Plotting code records
▼

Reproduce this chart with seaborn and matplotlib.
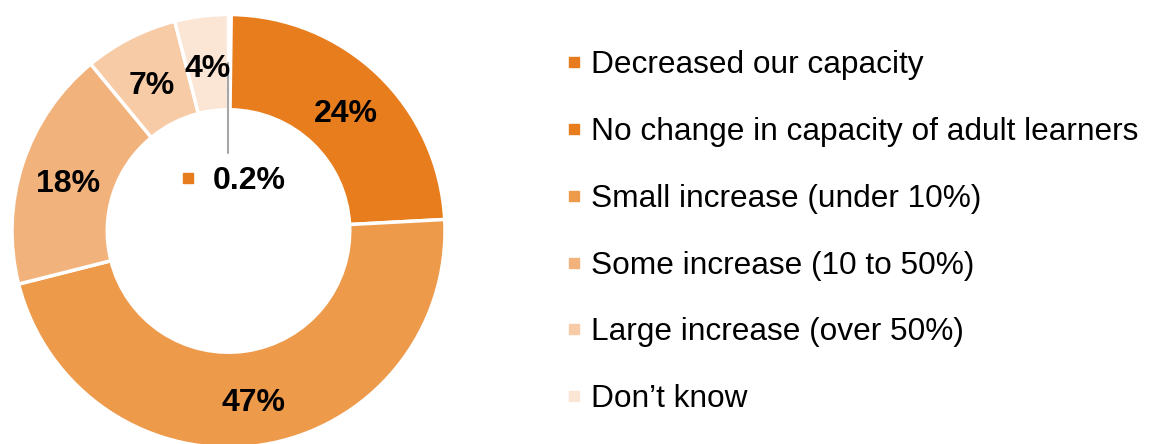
import matplotlib
matplotlib.use("Agg")
import matplotlib.pyplot as plt
from matplotlib.lines import Line2D
import numpy as np
import seaborn as sns

sns.set_theme(style="white")
plt.rcParams['font.family'] = ['Liberation Sans', 'DejaVu Sans']

categories = ["Decreased our capacity", "No change in capacity of adult learners",
              "Small increase (under 10%)", "Some increase (10 to 50%)",
              "Large increase (over 50%)", "Don\u2019t know"]
values = [0.2, 24, 47, 18, 7, 4]
labels = ["0.2%", "24%", "47%", "18%", "7%", "4%"]
colors = ["#E67C1E", "#E87D1E", "#EE9A4B", "#F2B27C", "#F7CBA6", "#FBE5D4"]

W, H = 1150, 444
fig = plt.figure(figsize=(W / 100, H / 100), dpi=100)
cx, cy, R = 228.5, 231, 216.5
ax = fig.add_axes([(cx - R) / W, (H - cy - R) / H, 2 * R / W, 2 * R / H])
wedges, _ = ax.pie(values, colors=colors, startangle=90, counterclock=False,
                   radius=1, wedgeprops=dict(width=0.44, edgecolor="white", linewidth=2.5))
ax.set_xlim(-1, 1)
ax.set_ylim(-1, 1)
ax.set_aspect("equal")
ax.axis("off")

for i, w in enumerate(wedges):
    if i == 0:
        continue
    ang = np.deg2rad((w.theta1 + w.theta2) / 2)
    r = 0.78
    ax.text(r * np.cos(ang), r * np.sin(ang) - 0.024, labels[i], ha="center", va="center",
            fontsize=23, fontweight="bold", color="black")

# small slice label with leader line
ax.plot([-0.002, -0.002], [0.776, 0.36], color="#A6A6A6", lw=1.5)
ax.plot([-0.187], [0.245], marker="s", markersize=7.5, color=colors[0], linestyle="")
ax.text(-0.072, 0.231, labels[0], ha="left", va="center", fontsize=23,
        fontweight="bold", color="black")

handles = [Line2D([], [], marker="s", linestyle="", markersize=7.5, color=c) for c in colors]
fig.legend(handles, categories, loc="upper left",
           bbox_to_anchor=(567 / W, 1 - 50.5 / H), frameon=False, fontsize=22.8,
           handlelength=0.47, handletextpad=0.28, labelspacing=1.16,
           borderpad=0, borderaxespad=0, labelcolor="black")

fig.savefig("out.png", dpi=100, facecolor="white")
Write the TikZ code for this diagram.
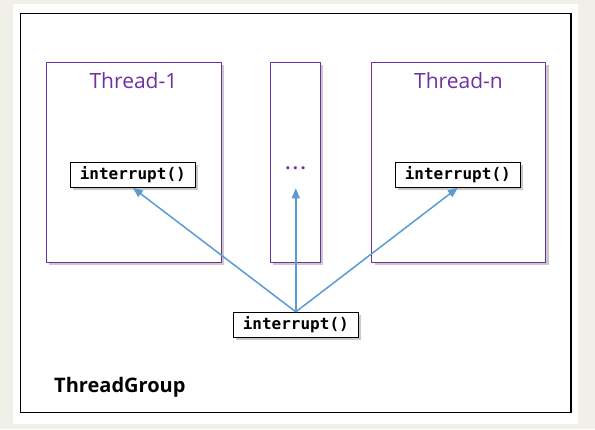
\documentclass[tikz,border=0pt]{standalone}
\usepackage{fontspec}
\setmainfont{Open Sans}
\setmonofont{DejaVu Sans Mono}
\usetikzlibrary{arrows.meta,shadows}
\definecolor{bgout}{RGB}{240,239,232}
\definecolor{thpurple}{RGB}{112,48,160}
\definecolor{arrblue}{RGB}{91,155,213}
\tikzset{
  threadbox/.style={draw=thpurple, line width=1pt, fill=white, minimum height=200pt, inner sep=0pt,
    drop shadow={shadow xshift=3pt, shadow yshift=-3pt, opacity=0.35, fill=black!60}},
  callbox/.style={draw=black, line width=0.9pt, fill=white, minimum width=125pt, minimum height=25pt, inner sep=0pt,
    font=\ttfamily\bfseries\fontsize{16}{18}\selectfont,
    drop shadow={shadow xshift=3pt, shadow yshift=-3pt, opacity=0.35, fill=black!60}},
  threadlabel/.style={text=thpurple, font=\fontsize{21}{24}\selectfont, inner sep=0pt},
  callarrow/.style={draw=arrblue, line width=1.5pt, -{Triangle[length=10pt,width=8pt]}},
}
\begin{document}
\begin{tikzpicture}[x=1pt,y=-1pt]
\useasboundingbox (0,0) rectangle (595,429);
\fill[bgout] (0,0) rectangle (595,429);
\fill[white] (13,4) rectangle (578,424);
\draw[black, line width=1.2pt] (20.7,13.3) rectangle (571,412.7);

\node[threadbox, minimum width=175pt] (t1) at (133.8,162.2) {};
\node[threadbox, minimum width=50pt] (tm) at (295.3,162.2) {};
\node[threadbox, minimum width=174.3pt] (tn) at (458.8,162.2) {};

\node[threadlabel] (l1) at (133.5,80.5) {Thread-1};
\node[threadlabel] (ln) at (458.5,80.5) {Thread-n};
\node[text=thpurple, font=\bfseries\fontsize{18}{20}\selectfont, inner sep=0pt] (dots) at (295.5,168.5) {.\hspace{2.5pt}.\hspace{2.5pt}.};

\node[callbox] (c1) at (132.8,174.8) {interrupt()};
\node[callbox] (cn) at (457.8,174.8) {interrupt()};
\node[callbox] (cb) at (295.8,324.8) {interrupt()};
\coordinate (mtip) at (295.8,188.3);

\draw[callarrow] (cb.north) -- (c1.south);
\draw[callarrow] (cb.north) -- (mtip);
\draw[callarrow] (cb.north) -- (cn.south);

\node[font=\bfseries\fontsize{20}{24}\selectfont, anchor=west, inner sep=0pt] (tg) at (54,387) {ThreadGroup};
\end{tikzpicture}
\end{document}
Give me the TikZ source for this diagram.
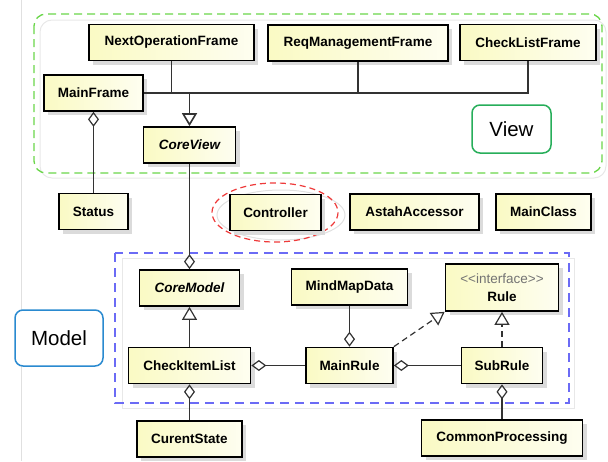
\documentclass[tikz,border=0pt]{standalone}
\usepackage{fontspec}
\setmainfont{Liberation Sans}
\usetikzlibrary{arrows.meta, shadows}

\definecolor{clsyellow}{HTML}{FAFAC4}
\definecolor{viewgreen}{HTML}{6AD64A}
\definecolor{viewtag}{HTML}{27AE5A}
\definecolor{modelblue}{HTML}{6B6BF5}
\definecolor{modeltag}{HTML}{2A8AD0}
\definecolor{ctrlred}{HTML}{EE3A3A}
\definecolor{conn}{HTML}{333333}

\begin{document}
\begin{tikzpicture}[x=1pt, y=-1pt, line width=1.2pt,
    cls/.style = {draw, line width=1.7pt, minimum height=36pt, inner sep=2pt,
        left color=clsyellow, right color=clsyellow!25!white,
        font=\fontsize{13.5}{18}\selectfont\bfseries,
        drop shadow={shadow xshift=4pt, shadow yshift=-4pt, fill=black!14, opacity=1}},
    pkgtag/.style = {draw, fill=white, line width=1.5pt, rounded corners=8pt,
        font=\fontsize{20.5}{24}\selectfont},
    agg/.style = {draw=conn, -{Diamond[open, length=15pt, width=11pt]}},
    gen/.style = {draw=conn, -{Triangle[open, length=13pt, width=15pt]}},
    real/.style = {gen, dash pattern=on 6pt off 4pt}]

\useasboundingbox (0,0) rectangle (608,461);

% Page edge
\draw[black!12, line width=0.8pt] (21,0) -- (21,461);

% View package
\draw[black!9, line width=1pt, rounded corners=12pt] (40,20) rectangle (606,178);
\draw[viewgreen, line width=1.3pt, dash pattern=on 8pt off 5pt, rounded corners=12pt] (34,14) rectangle (602,173);
\node[pkgtag, draw=viewtag, minimum width=79pt, minimum height=48pt] (ViewTag) at (511.5,129) {View};

% Model package
\draw[black!9, line width=1pt] (122,258) rectangle (574,408);
\draw[modelblue, line width=1.2pt, dash pattern=on 9pt off 6pt] (115,253) rectangle (569,403);
\node[pkgtag, draw=modeltag, minimum width=88pt, minimum height=56pt] (ModelTag) at (59,338) {Model};

% Controller
\draw[black!12, line width=1pt] (281,215) ellipse [x radius=64, y radius=25];
\draw[ctrlred, line width=1.2pt, dash pattern=on 6pt off 4pt] (275,212.5) ellipse [x radius=63, y radius=29.5];

% Classes
\node[cls, minimum width=165pt] (NextOperationFrame) at (171.5,42.5) {NextOperationFrame};
\node[cls, minimum width=180pt] (ReqManagementFrame) at (358,43) {ReqManagementFrame};
\node[cls, minimum width=136pt] (CheckListFrame) at (528,42.5) {CheckListFrame};
\node[cls, minimum width=99pt] (MainFrame) at (93.5,93) {MainFrame};
\node[cls, minimum width=92pt] (CoreView) at (189.5,145) {\itshape CoreView};
\node[cls, minimum width=69pt] (Status) at (93.5,211.5) {Status};
\node[cls, minimum width=91pt] (Controller) at (275.5,212.5) {Controller};
\node[cls, minimum width=129pt] (AstahAccessor) at (414.5,212) {AstahAccessor};
\node[cls, minimum width=95pt] (MainClass) at (543.5,212) {MainClass};
\node[cls, minimum width=100pt] (CoreModel) at (189.5,288) {\itshape CoreModel};
\node[cls, minimum width=116pt] (MindMapData) at (349.5,287) {MindMapData};
\node[cls, minimum width=113pt, minimum height=47pt, align=center] (Rule) at (502,287.5)
    {{\mdseries\color{black!55}<{}<interface>{}>}\\Rule};
\node[cls, minimum width=122pt] (CheckItemList) at (189.5,365.5) {CheckItemList};
\node[cls, minimum width=87pt] (MainRule) at (349.5,365.5) {MainRule};
\node[cls, minimum width=81pt] (SubRule) at (502,365.5) {SubRule};
\node[cls, minimum width=105pt] (CurentState) at (189.5,439) {CurentState};
\node[cls, minimum width=161pt] (CommonProcessing) at (502,438) {CommonProcessing};

% View inheritance
\coordinate (join) at (CoreView.north |- MainFrame.east);
\draw[conn] (MainFrame.east) -| (CheckListFrame.south);
\draw[conn] (NextOperationFrame.south) -- (NextOperationFrame.south |- MainFrame.east);
\draw[conn] (ReqManagementFrame.south) -- (ReqManagementFrame.south |- MainFrame.east);
\draw[gen, line width=1.6pt] (join) -- (CoreView.north);
\draw[agg] (Status) -- (MainFrame);
\draw[agg] (CoreView) -- (CoreModel);

% Model relations
\draw[gen] (CheckItemList) -- (CoreModel);
\draw[agg] (CurentState) -- (CheckItemList);
\draw[agg] (MainRule) -- (CheckItemList);
\draw[agg] (MindMapData) -- (MainRule);
\draw[agg] (SubRule) -- (MainRule);
\draw[real] (MainRule.north east) -- (Rule.south west);
\draw[real] (SubRule) -- (Rule);
\draw[agg] (CommonProcessing) -- (SubRule);
\end{tikzpicture}
\end{document}
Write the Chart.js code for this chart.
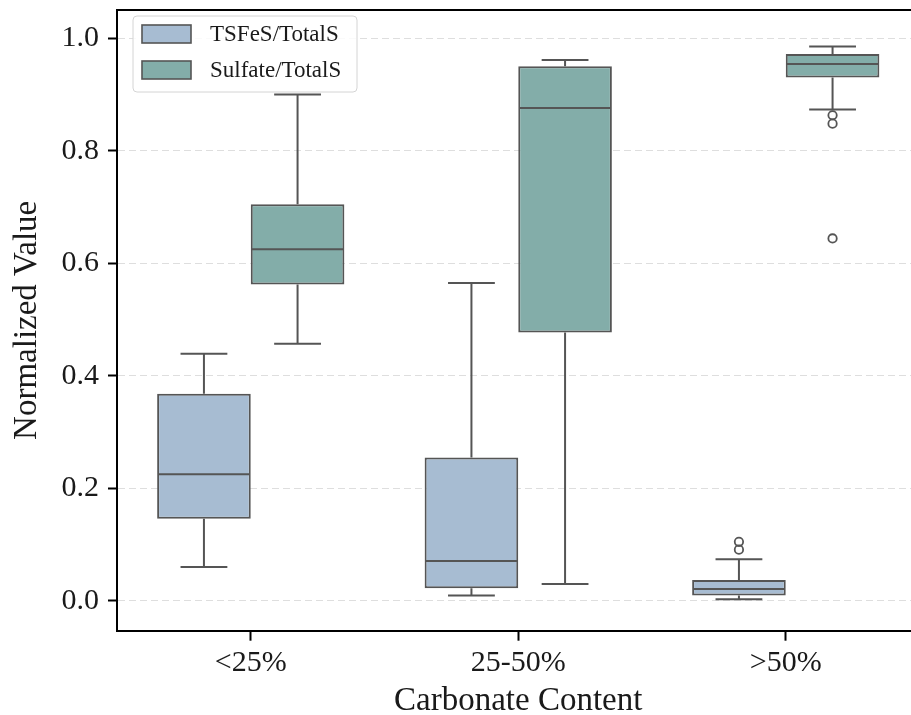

▲

■ EXERCISE:
The required output is the exact run of lines from the start of the records through the line containing "plt.rcParams['font.family'] = ['Liberation", both ends included, with no pictures.

■ REPLY:
Reproduce this chart with seaborn and matplotlib.
import matplotlib
matplotlib.use("Agg")
import matplotlib.pyplot as plt
from matplotlib.lines import Line2D
import numpy as np
import seaborn as sns

sns.set_theme(style="white")
plt.rcParams['font.family'] = ['Liberation Sans', 'DejaVu Sans']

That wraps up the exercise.